Antiennes oubliées

1989

7 instruments

9 min

• Première audition : 26/05/1989, Auditorium Maurice-Ravel de l’École nationale de musique de Montreuil-sous-Bois (France) – ensemble instrumental des professeurs de l’ENM de Montreuil, dir. Daniel Chabrun.

• Premier prix du Concours international André-Jolivet 1989.

• Effectif : violon, violoncelle, flûte, saxophone en mi b, trompette, trombone et percussion.

CD « Musique de chambre » (Chamade 5638).

 

Ce septuor débute dans une sorte de nappe de brouillard, créée par l’enchevêtrement de cellules linéaires obstinées (à la flûte et au saxophone), noyées dans le halo des harmonies du vibraphone.

C’est sur ce tissu sonore que se dessine une ample phrase incantatoire de trompette exposée par bribes, phrase qui, en mourant, laisse peu à peu émerger de brefs élans énoncés au violoncelle. Progressivement, ces soubresauts haletants s’imposent dans un climat de plus en plus fébrile, dans une tessiture de plus en plus aigüe, et amènent le premier sommet d’intensité de l’œuvre.

Après une rechute brutale et hésitante dans l’atmosphère initiale s’ouvre une seconde période où apparaît comme une lointaine réminiscence une longue mélodie aux contours d’antienne grégorienne. Mais, dès sa naissance, une thématique plus lyrique et instable, au violon, vient se superposer à cette antienne. Ces interventions du violon prennent corps sur une texture qui s’épaissit au fur et à mesure qu’elle se complexifie sur le plan harmonique ainsi que dans les alliages de timbres, entrecoupée, brisée à plusieurs reprises par des sortes d’apparitions plus vives (où le marimba domine) laissant entrevoir le troisième volet de la pièce.

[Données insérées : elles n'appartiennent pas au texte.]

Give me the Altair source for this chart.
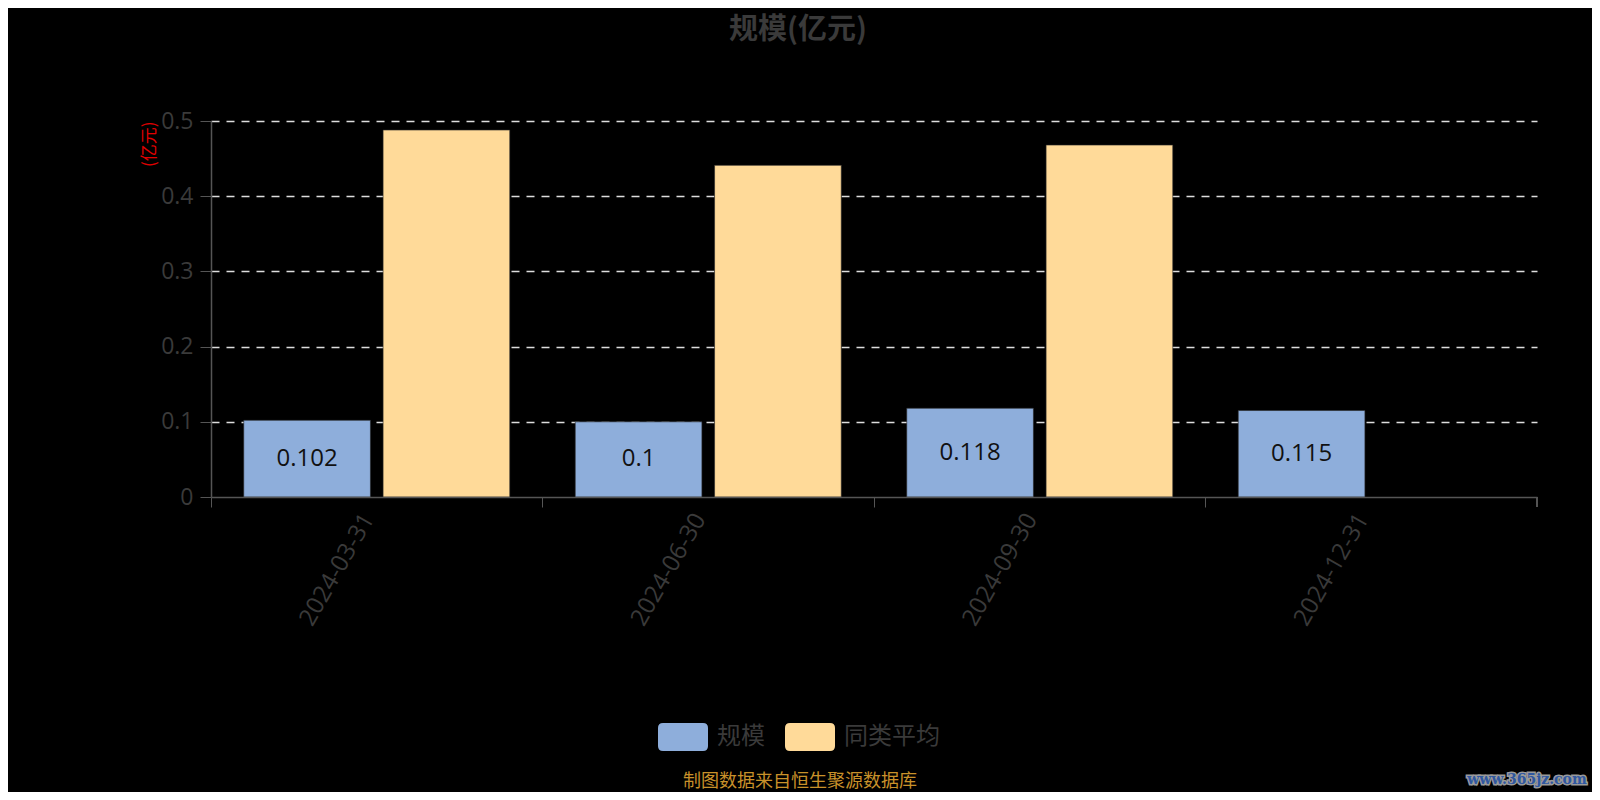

Un bref sommet d’intensité marque l’aboutissement de cette longue progression sous la forme d’un unisson intense et de déclamations plus lyriques des cordes, un lyrisme à peine suggéré à l’image du type d’expression choisi pour cette pièce : un matériau sans cesse en fusion d’où certains éléments s’extraient pour former des phrases ou autres gestes formels avant d’être à nouveau réintégrés dans le magma originel.

Enfin, le dernier volet de la pièce, tout en semblant reprendre les éléments qui animaient la première partie, demeurera plus instable – sillonné de brefs élans du violoncelle rapidement étouffés – plus rythmique aussi, avec cet ostinato en notes répétées au marimba, et laissera réapparaître, dans une longue désagrégation finale de tous les éléments, cette mélodie de plain-chant. Et c’est cette sorte de chœur lointain qui clora dans un long diminuendo ce poème dans lequel tout semble suggéré mais ne prendra réellement forme que dans les pièces qui suivront.